Mis pies ya tenían ampollas sobre ampollas y por más que los vendaba, la tierra, el sudor y la irregularidad del terreno me producían nuevas heridas sobre las existentes. Mi espalda, llagada por el peso y la fricción de la mochila, sangraba al igual que mis pies. Mis músculos experimentaban una fatiga extrema producto del esfuerzo desmesurado y la alimentación deficiente. Durante las largas jornadas de marcha -por entonces caminábamos a razón de 5 kilómetros por hora, intentaba incesantemente de abstraerme de las incomodidades de mi cuerpo. Para ello procuraba ocupar mi mente con pensamientos y recuerdos diversos. Una vez enfocado en un pensamiento o evocación, lo observaba desde diversos ángulos para hacerlo durar y evitar así que mi conciencia se conectase con los sufrimientos corporales que estaba padeciendo.
Imaginé para ello que llevaba entre mis brazos un barril que contenía todos los recuerdos y pensamientos que había tenido hasta el momento.Cuando comenzaba a desconcentrarme y sobrevenía el dolor, extraía del barril un nuevo recuerdo y, mediante una concentración extrema, lo utilizaba para pensar y de este modo olvidarme del dolor de mis pies que se asemejaba a estar pisando brasas calientes.
Con el transcurrir de las horas, este deposito de pensamientos se fue quedando vacío y finalmente, a los 40 kilómetros del quinto día, llegó a estar tan desierto como el lugar en que me encontraba.

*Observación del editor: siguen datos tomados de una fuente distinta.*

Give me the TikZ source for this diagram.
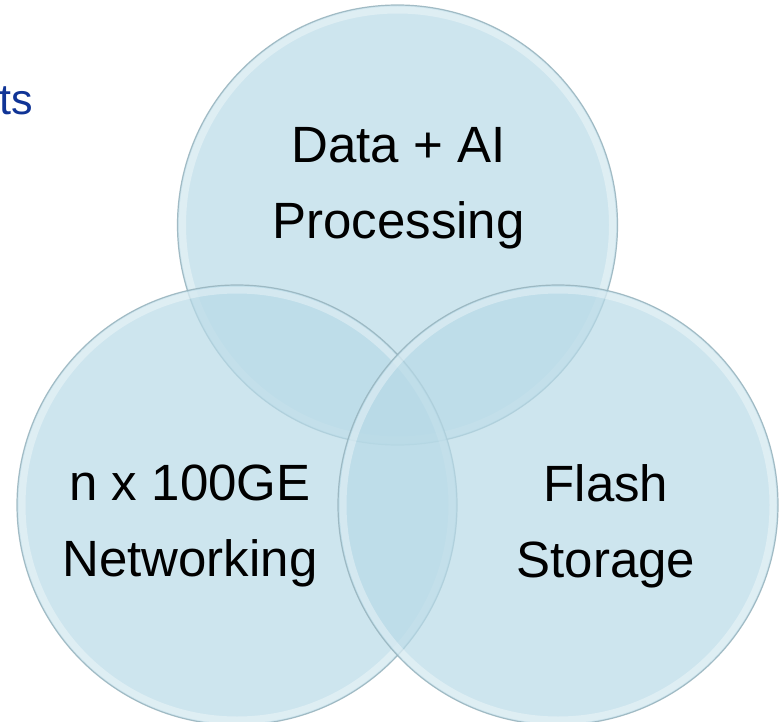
\documentclass[tikz,border=0pt]{standalone}
\usepackage{fontspec}
\setmainfont{Liberation Sans}
\definecolor{bubfill}{RGB}{184,218,231}
\definecolor{bubedge}{RGB}{150,178,188}
\definecolor{titleblue}{RGB}{16,52,150}
\tikzset{
  bubble/.style={circle, minimum size=440pt, inner sep=0pt, fill=bubfill, fill opacity=0.7,
                 draw=bubedge, draw opacity=0.85, line width=1.2pt},
  rim/.style={white, opacity=0.35, line width=7pt},
  label/.style={align=center, inner sep=0pt, anchor=north, text=black,
                font=\fontsize{51}{76}\selectfont},
}
\begin{document}
\begin{tikzpicture}[x=1pt, y=-1pt]
\clip (0,0) rectangle (781,722);
\fill[white] (0,0) rectangle (781,722);
\node[anchor=base east, inner sep=0pt, text=titleblue, font=\fontsize{43}{50}\selectfont] (title) at (33,115) {ts};
% circles
\node[bubble] (top) at (397.5,225) {};
\draw[rim] (top.center) circle (215pt);
\node[bubble] (left) at (237,505) {};
\draw[rim] (left.center) circle (215pt);
\node[bubble] (right) at (558,505) {};
\draw[rim] (right.center) circle (215pt);
% labels
\node[label] (ai) at (398.5,127) {Data + AI\\Processing};
\node[label] (net) at (190,465) {n x 100GE\\Networking};
\node[label] (flash) at (606,464) {Flash\\Storage};
\end{tikzpicture}
\end{document}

Ante mi estupor, ya mi mente era incapaz de concentrarse en un pensamiento o recuerdo. No había nada para extraer o utilizar. Los interiores del barril, de tanto que los había raspado, ya estaban pulidos. Hasta ese momento había revisado y analizado el total de mis relaciones afectivas, familiares y laborales, todos mis sueños y proyectos. No había nada más en que pensar. Sin embargo, ante la evidencia de que tendría finalmente que enfrentar el infierno de mis dolores corporales, el calor, la sed, la deshidratación y el congelamiento nocturno, sucedió algo asombroso. Mi mente se desconectó de mi cuerpo y los sufrimientos que éste padecía dejaron de preocuparme. Había conseguido desligarme de mi cuerpo y, como consecuencia de ello, alcancé una concentración absoluta, una claridad mental nunca antes experimentada. Sentí que el desierto me había atrapado.
Debido a la distancia, esa noche no llegamos al campamento asignado y tuvimos que dormir a la intemperie. La temperatura de la Cordillera de la Sal, un cordón montañoso al oeste del Salar, fue la más extrema que experimentamos. Las caramañolas nuevamente se congelaron, pero mi sonrisa logró medirse con la amplitud de la vía láctea. Había encontrado la paz. Había logrado unir mi mente con lo más profundo de mi alma. Los dolores corporales habían sido aceptados como una circunstancia natural. Estaban allí, casi para ser disfrutados.
Si bien por la profundidad e intimidad de lo que me estaba sucediendo no llegue a comentarlo en ese momento con Paco y Carlos, ellos deben haber vivido una experiencia similar porque en los días subsiguientes en el sólo hubo risas, bromas y alegría.
Al observarlo nuevamente, mi barril imaginario ya no estaba vacío: había logrado depositar en él mis mejores pensamientos y estaba lleno de proyectos nuevos, puros y agradables.
El séptimo día corrimos la última etapa de 16 kilómetros en apenas una hora y media, y al cruzar la meta, mientras nos abrazábamos, los tres nos comprometimos a correr a través del Sahara el año que viene.